Frequently Asked Questions

Does a cooperative have to comply with both cooperative law and company law?

It depends on how the cooperative is incorporated. In the UK, cooperatives incorporated as Registered Societies under the 2014 Act comply with cooperative law, not the Companies Act. In the US, cooperatives incorporating under a state cooperative statute comply with that statute; those incorporating as LLCs or corporations with cooperative bylaws comply with company or LLC law plus their internal governance documents. Some jurisdictions have no dedicated cooperative statute and cooperatives incorporate under general company law.

What happens if a cooperative violates its Cooperative Act?

Consequences range from fines and required remediation to suspension of registration and dissolution, depending on the severity and jurisdiction. The Philippines CDA has cancelled the registration of cooperatives that failed to hold elections, submit annual reports, or maintain minimum capital. The UK FCA can appoint an inspector, impose conditions on a society's activities, or apply to court for dissolution. Most regulators follow a graduated enforcement approach — warning and required remediation before escalation.

Can a conventional company convert to a cooperative?

Yes, in most jurisdictions. Worker buyouts — where employees collectively purchase a business and convert it to a cooperative — are a recognised and growing route to cooperative formation. The conversion process typically involves incorporating a new cooperative entity, transferring assets from the company to the cooperative (often through a sale financed by member equity and cooperative loans), and dissolving the original company. Various state conversion programs in the US provide support for worker cooperative conversions.

Are there international cooperative acts that apply across borders?

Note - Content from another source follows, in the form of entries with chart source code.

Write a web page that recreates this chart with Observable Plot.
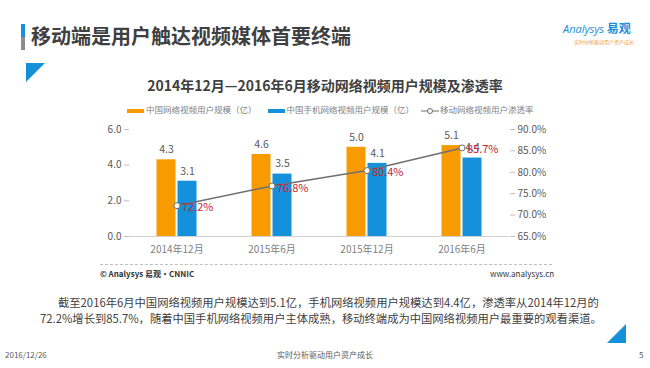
<!DOCTYPE html>
<html><head><meta charset="utf-8">
<script src="https://cdn.jsdelivr.net/npm/d3@7"></script>
<script src="https://cdn.jsdelivr.net/npm/@observablehq/plot@0.6"></script>
<style>
html,body{margin:0;padding:0;background:#fff;}
body{width:650px;height:368px;position:relative;overflow:hidden;font-family:"Noto Sans CJK SC","Noto Sans",sans-serif;color:#404040;}
.abs{position:absolute;white-space:nowrap;}
#chart{position:absolute;left:0;top:120px;}
</style></head><body>
<script>
// ---- data ----
const categories = ["2014年12月", "2015年6月", "2015年12月", "2016年6月"];
const netUsers = [4.3, 4.6, 5.0, 5.1];        // 中国网络视频用户规模（亿）
const mobileUsers = [3.1, 3.5, 4.1, 4.4];     // 中国手机网络视频用户规模（亿）
const penetration = [72.2, 76.8, 80.4, 85.7]; // 移动网络视频用户渗透率 (%)
const leftTicks = [0, 2, 4, 6];
const rightTicks = [65, 70, 75, 80, 85, 90];
const seriesNames = ["中国网络视频用户规模（亿）", "中国手机网络视频用户规模（亿）", "移动网络视频用户渗透率"];
</script>

<div class="abs" style="left:21px;top:24px;width:4px;height:13px;background:#1a8fdb"></div>
<div class="abs" style="left:21px;top:37px;width:4px;height:13px;background:#8c8c8c"></div>
<div class="abs" style="left:31px;top:22px;font-size:20px;font-weight:700;color:#404040;line-height:28px;">移动端是用户触达视频媒体首要终端</div>
<div class="abs" style="left:563px;top:20px;font-size:12px;color:#1a8fdb;line-height:16px;"><i style="font-family:'Open Sans',sans-serif;font-size:11px;">Analysys</i> <b>易观</b></div>
<div class="abs" style="left:574px;top:38px;font-size:5px;color:#f0a040;line-height:7px;">实时分析驱动用户资产成长</div>
<svg class="abs" style="left:26px;top:63px" width="20" height="20"><polygon points="0,0 19,0 0,19" fill="#1591dc"/></svg>
<svg class="abs" style="left:607px;top:324px" width="20" height="20"><polygon points="0,19 19,19 19,0" fill="#1591dc"/></svg>

<div class="abs" style="left:0;width:650px;top:75px;text-align:center;font-size:14px;font-weight:700;color:#404040;line-height:20px;">2014年12月—2016年6月移动网络视频用户规模及渗透率</div>
<div id="legend" class="abs" style="left:127px;top:102px;font-size:8.5px;color:#7f7f7f;line-height:14px;"></div>

<div id="chart"></div>

<div class="abs" style="left:100px;top:264px;width:452px;border-top:1px dashed #bfbfbf;"></div>
<div class="abs" style="left:100px;top:268px;font-size:8px;color:#333;line-height:12px;font-weight:700;">© Analysys 易观·CNNIC</div>
<div class="abs" style="left:490px;top:268px;font-size:8px;color:#333;line-height:12px;">www.analysys.cn</div>

<div class="abs" style="left:58px;top:294px;font-size:11.3px;color:#404040;line-height:16px;">截至2016年6月中国网络视频用户规模达到5.1亿，手机网络视频用户规模达到4.4亿，渗透率从2014年12月的</div>
<div class="abs" style="left:40px;top:310px;font-size:11.3px;color:#404040;line-height:16px;">72.2%增长到85.7%，随着中国手机网络视频用户主体成熟，移动终端成为中国网络视频用户最重要的观看渠道。</div>

<div class="abs" style="left:5px;top:349px;font-size:8px;color:#595959;line-height:11px;">2016/12/26</div>
<div class="abs" style="left:0;width:650px;top:349px;text-align:center;font-size:8px;color:#595959;line-height:11px;">实时分析驱动用户资产成长</div>
<div class="abs" style="left:639px;top:349px;font-size:8px;color:#595959;line-height:11px;">5</div>

<script>
const orange = "#f79b00", blue = "#1591dc", lineGray = "#6f6f6f", pctRed = "#c1272d";
const rows = categories.map((c, i) => ({cat: c, net: netUsers[i], mob: mobileUsers[i], pen: penetration[i]}));
// map the right-axis percent onto the left scale domain [0, 6]
const toLeft = p => (p - rightTicks[0]) / (rightTicks[rightTicks.length - 1] - rightTicks[0]) * leftTicks[leftTicks.length - 1];

const chart = Plot.plot({
  width: 650, height: 145,
  marginLeft: 129, marginRight: 141, marginTop: 9, marginBottom: 29,
  style: {fontFamily: '"Noto Sans CJK SC","Noto Sans",sans-serif', fontSize: "10px", color: "#595959", background: "transparent", overflow: "visible"},
  x: {domain: categories, padding: 0, axis: null, label: null},
  y: {domain: [0, 6], axis: null, label: null},
  marks: [
    Plot.ruleY([0], {stroke: "#d0d0d0"}),
    Plot.axisY(leftTicks, {anchor: "left", label: null, tickFormat: d => d.toFixed(1), tickSize: 5, tickPadding: 3, stroke: "#bfbfbf", line: true, fontSize: 10, fill: "#595959"}),
    Plot.axisY(rightTicks.map(toLeft), {anchor: "right", label: null, tickFormat: (d, i) => rightTicks[i].toFixed(1) + "%", tickSize: 5, tickPadding: 3, stroke: "#bfbfbf", line: true, fontSize: 10, fill: "#595959"}),
    Plot.axisX({anchor: "bottom", label: null, tickSize: 0, tickPadding: 9, fontSize: 10, fill: "#7f7f7f"}),
    Plot.barY(rows, {x: "cat", y: "net", fill: orange, insetLeft: 27.5, insetRight: 48.5}),
    Plot.barY(rows, {x: "cat", y: "mob", fill: blue, insetLeft: 48.5, insetRight: 27.5}),
    Plot.text(rows, {x: "cat", y: "net", text: d => d.net.toFixed(1), dx: -10.5, dy: -10, fill: "#595959", fontSize: 10.5}),
    Plot.text(rows, {x: "cat", y: "mob", text: d => d.mob.toFixed(1), dx: 10.5, dy: -10, fill: "#595959", fontSize: 10.5}),
    Plot.lineY(rows, {x: "cat", y: d => toLeft(d.pen), stroke: lineGray, strokeWidth: 1.5}),
    Plot.dot(rows, {x: "cat", y: d => toLeft(d.pen), r: 3, fill: "white", stroke: lineGray, strokeWidth: 1}),
    Plot.text(rows, {x: "cat", y: d => toLeft(d.pen), text: d => d.pen.toFixed(1) + "%", dx: 5, dy: 2, textAnchor: "start", fill: pctRed, fontSize: 11})
  ]
});
document.getElementById("chart").append(chart);

// legend
const lg = document.getElementById("legend");
lg.innerHTML =
  `<span style="display:inline-block;width:17px;height:4px;background:${orange};vertical-align:middle;margin-right:2px"></span>${seriesNames[0]}` +
  `<span style="display:inline-block;width:17px;height:4px;background:${blue};vertical-align:middle;margin:0 2px 0 11px"></span>${seriesNames[1]}` +
  `<svg width="18" height="8" style="vertical-align:middle;margin:0 1px 0 7px"><line x1="0" y1="4" x2="18" y2="4" stroke="${lineGray}" stroke-width="1"/><circle cx="9" cy="4" r="2.5" fill="white" stroke="${lineGray}"/></svg>${seriesNames[2]}`;
</script>
</body></html>
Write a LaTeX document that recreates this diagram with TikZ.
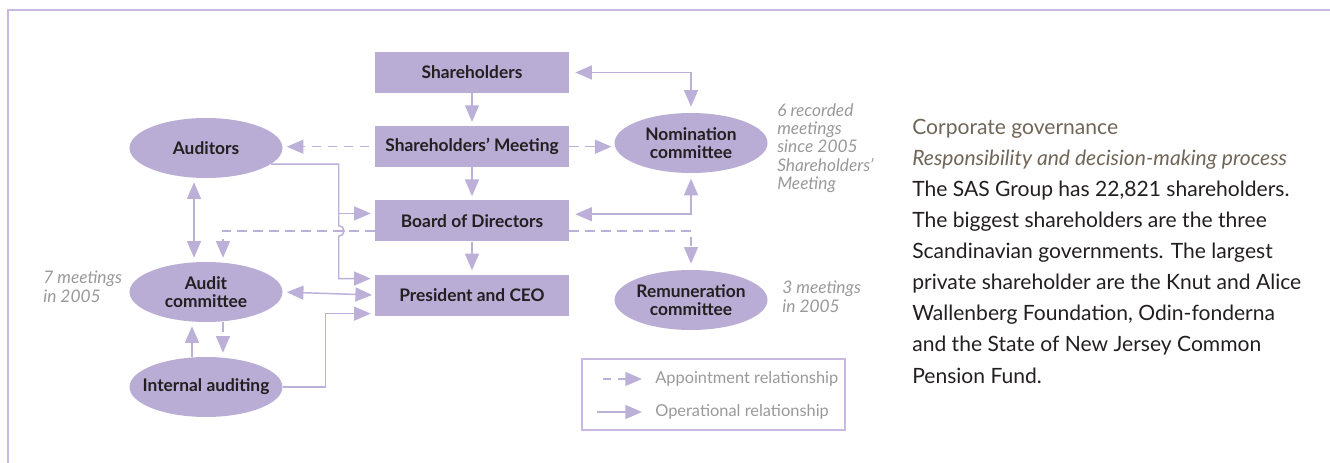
\documentclass[tikz,border=0pt]{standalone}
\usepackage{fontspec}
\setmainfont{Lato}
\usetikzlibrary{arrows.meta,calc,positioning,shapes.geometric}
\definecolor{lav}{HTML}{B9ADD5}
\definecolor{lavline}{HTML}{BCB0D9}
\definecolor{framecol}{HTML}{C9B8E2}
\definecolor{notegray}{HTML}{999999}
\definecolor{headcol}{HTML}{6F6558}
\definecolor{ink}{HTML}{231F20}
\tikzset{ar/.style={->,line width=1.1pt,draw=lavline,shorten >=3pt},
    dar/.style={ar,dash pattern=on 7pt off 5pt}}
\tikzstyle{int}=[rectangle, fill=lav, text=ink, minimum width=145.5pt, minimum height=30.75pt, inner sep=0pt, font=\bfseries\fontsize{13}{15}\selectfont]
\tikzstyle{ell}=[ellipse, fill=lav, text=ink, minimum width=114.75pt, minimum height=45pt, inner xsep=-9pt, inner ysep=0pt, align=center, font=\bfseries\fontsize{13}{13.5}\selectfont]
\tikzstyle{notes}=[anchor=north west, inner sep=0pt, align=left, text=notegray, font=\itshape\fontsize{13}{13.8}\selectfont]
\tikzstyle{legtxt}=[anchor=west, inner sep=0pt, text=notegray, font=\fontsize{12.3}{14}\selectfont]

\begin{document}
\begin{tikzpicture}[x=0.75pt,y=-0.75pt,node distance=24.5pt,>={Triangle[length=12.5pt,width=10.5pt]}]
    \useasboundingbox (0,0) rectangle (1330,463);
    \draw[framecol,line width=1pt] (8,463) -- (8,10) -- (1330,10);

    % decision chain
    \node [int] (sh) at (472,72.5) {Shareholders};
    \node [int, below=of sh] (sm) {Shareholders’ Meeting};
    \node [int, below=of sm] (bd) {Board of Directors};
    \node [int, below=of bd] (ceo) {President and CEO};

    % committees and auditing
    \node [ell] (aud) at (206,148) {Auditors};
    \node [ell] (ac) at (206,292) {Audit\\committee};
    \node [ell] (ia) at (206,387) {Internal auditing};
    \node [ell] (nom) at (691,143) {Nomination\\committee};
    \node [ell] (rem) at (691,300) {Remuneration\\committee};

    \node [notes] (n7) at (43,271) {7 meetings\\in 2005};
    \node [notes] (n6) at (777,103) {6 recorded\\meetings\\since 2005\\Shareholders’\\Meeting};
    \node [notes] (n3) at (782,281) {3 meetings\\in 2005};

    \draw[ar] (sh) -- (sm);
    \draw[ar] (sm) -- (bd);
    \draw[ar] (bd) -- (ceo);

    \draw[ar,<->,shorten <=4.5pt,shorten >=4.5pt] (sh.east) -| (nom.north);
    \draw[dar,shorten >=2pt] (sm.east) -- (sm.east -| nom.west);
    \draw[ar,<->,shorten <=4.5pt,shorten >=4pt] ([yshift=5pt]bd.east) -| (nom.south);
    \draw[dar,shorten >=4.5pt] ([yshift=-7.5pt]bd.east) -| (rem.north);

    \draw[dar,shorten <=4pt] (sm.west) -- (sm.west -| aud.east);
    \coordinate (hop) at ([xshift=-27pt,yshift=-7.5pt]bd.west);
    \coordinate (tap) at ([xshift=-27pt,yshift=5.6pt]bd.west);
    \draw[ar] (aud.-14) -| ([yshift=4pt]hop) arc[start angle=90,end angle=-90,radius=4pt] |- ([yshift=12.4pt]ceo.west);
    \draw[ar] (tap) -- ([yshift=5.6pt]bd.west);
    \draw[dar] ([yshift=-7.5pt]bd.west) -| ([xshift=12.75pt]ac.north);
    \draw[ar,<->,shorten <=3pt] ([xshift=-9pt]aud.south) -- ([xshift=-9pt]ac.north);
    \draw[ar,<->,shorten <=3pt,shorten >=2pt] (ac.east) -- (ceo.west);
    \draw[ar] (ia.east) -| ([xshift=-36.75pt,yshift=-13.9pt]ceo.west) -- ([yshift=-13.9pt]ceo.west);
    \draw[ar] ([xshift=-10.5pt]ia.north) -- ([xshift=-10.5pt]ac.south);
    \draw[dar] ([xshift=12.75pt]ac.south) -- ([xshift=12.75pt]ia.north);

    % key
    \node [draw=framecol, line width=0.8pt, minimum width=197.25pt, minimum height=53.25pt] (key) at (713.5,394.5) {};
    \node [legtxt] (lapp) at (655,379) {Appointment relationship};
    \node [legtxt] (lop) at (655,412) {Operational relationship};
    \draw[dar,dash pattern=on 6pt off 5pt,shorten >=0pt] ([xshift=-39pt]lapp.west) -- ([xshift=-9.75pt]lapp.west);
    \draw[ar,shorten >=0pt] ([xshift=-43.5pt]lop.west) -- ([xshift=-9.75pt]lop.west);

    % side text
    \node [anchor=north west, inner sep=0pt, align=left, text=ink, font=\fontsize{15.8}{23.3}\selectfont] (txt) at (912,119)
        {\textcolor{headcol}{Corporate governance}\\
         \textcolor{headcol}{\itshape Responsibility and decision-making process}\\
         The SAS Group has 22,821 shareholders.\\
         The biggest shareholders are the three\\
         Scandinavian governments. The largest\\
         private shareholder are the Knut and Alice\\
         Wallenberg Foundation, Odin-fonderna\\
         and the State of New Jersey Common\\
         Pension Fund.};
\end{tikzpicture}
\end{document}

No. There is no binding international cooperative treaty. The ICA cooperative principles and the UN Guidelines on Cooperatives (2001, revised 2019) provide international normative frameworks but are not legally enforceable. The ILO Recommendation No. 193 on the Promotion of Cooperatives (2002) calls on member states to create enabling legal environments for cooperatives but is a recommendation, not a convention. Each cooperative is governed solely by the national or sub-national law of its jurisdiction of incorporation.